Member of Parliament
- Incumbent
- Assumed office 17 February 2026
- Preceded by: Dipankar Talukdar
- Constituency: Rangamati

Minister for Chittagong Hill Tracts Affairs
- In office 17 February 2026 – 1 June 2026
- Prime Minister: Tarique Rahman
- Preceded by: Supradip Chakma
- Succeeded by: Sa Ching Prue Jerry

Personal details
- Born: 8 June 1963 (age 63) Rangamati, East Pakistan
- Party: Bangladesh Nationalist Party
- Spouse: Maitri Chakma
- Parent: Subimal Dewan (father);
- Education: University of Dhaka

= Dipen Dewan =

Bangladeshi politician

Dipen Dewan is a Bangladeshi politician, advocate, and former district president of the Bangladesh Nationalist Party in Rangamati. He formerly served as a Member of Parliament from Rangamati and as the Minister for the Ministry of Chittagong Hill Tracts Affairs.

==Early life==
Dewan was born on 8 June 1963 in the Mantripara area of College Gate in Rangamati. His father, Subimal Dewan, served as an adviser on tribal affairs to President Ziaur Rahman. Dewan belongs to the Chakma community and practices Buddhism.

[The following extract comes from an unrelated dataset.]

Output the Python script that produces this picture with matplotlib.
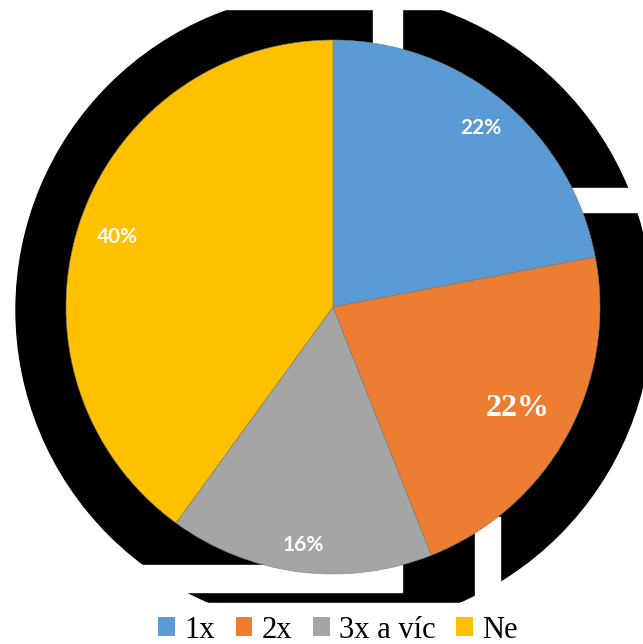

He passed the Secondary School Certificate (SSC) examination in 1978. He later enrolled at Rangamati Government College for his Higher Secondary studies. During this time, he formally began his involvement in student politics as a founding organizer of the Rangamati Government College unit of the Jatiyatabadi Chhatra Dal, the student wing of the Bangladesh Nationalist Party (BNP). He obtained a master's degree in law from the University of Dhaka and subsequently joined the Judicial Service as an assistant judge.

== Politics ==
In 2005, he resigned from his position as a Joint District Judge and entered politics by joining the Bangladesh Nationalist Party (BNP). In 2010, he became President of the Rangamati District BNP. Since 2016, he has been serving as Joint Secretary for Religious Affairs of the party's central committee.

In the 2026 Bangladeshi general election, Dewan was one of four candidates nationwide who won by a margin of more than 150,000 votes. He secured the largest margin of victory in the election. Contesting from the Rangamati constituency, Dewan defeated independent candidate Pahel Chakma by a margin of 170,322 votes. He received 201,544 votes, while Chakma, who contested with the Football symbol, received 31,222 votes. The constituency had more than 500,000 registered voters. He was appointed to the Ministry of Chittagong Hill Tracts Affairs during the administration led by Tarique Rahman.

On 1 June 2026, Dewan resigned his position due to physical illness and various complications.